It is time to take another ‘technical snapshot’ of gold. In this analysis I am looking at gold futures.
I understand that gold, and other precious metals (even some not so precious like copper) are popular holdings in times of economic distress or economic uncertainty. Just about everywhere in the financial media (TV and Web) appears now and then an ad for buying gold coins, gold bars, or gold something.
Is gold really the last resort currency? Will gold have a marketable value in the event of a currency and / or sovereign collapse? All good questions and plenty of web sites out there that are dedicated to nothing but gold. For me I simply trade it like any other stock.
While gold may be ‘considered’ a safety hedge against just about anything evil, it still has a price and where there is a price there is a chart. And a chart is all that is needed to see extremes which may provide signals of short term turning points.
I have two charts of gold below. The first is a weekly chart which shows a nearly 2 year long trend line. The second chart is the same as the first with the exception that it is a daily scale. It is on this second chart we can focus on the most recent activity and what the price and volume are saying.

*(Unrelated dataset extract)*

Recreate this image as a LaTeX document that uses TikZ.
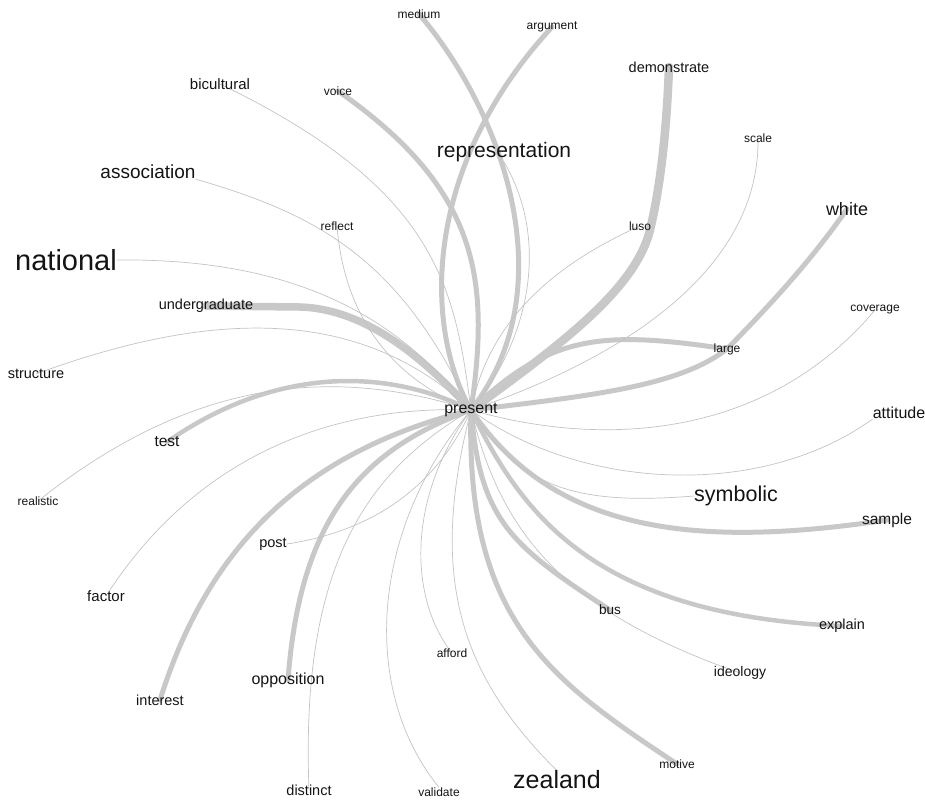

On July 16, 2010 gold dropped below the trend line that originated in October of 2008. Since that time gold has moved upwards to test the underside of the same trend line which is now a resistance point. What stands out is the volume that has accompanied the rise back to the trend line. On the daily chart you can see that the volume has deteriorated as price has moved upwards to the trend line resistance.
From a purely technical analysis point of view; gold remains dangerously close to a significant pullback in price. That is what the charts say. Geopolitical tensions can turn any chart on a dime and mess up a perfectly good analysis, especially precious metals and other commodities.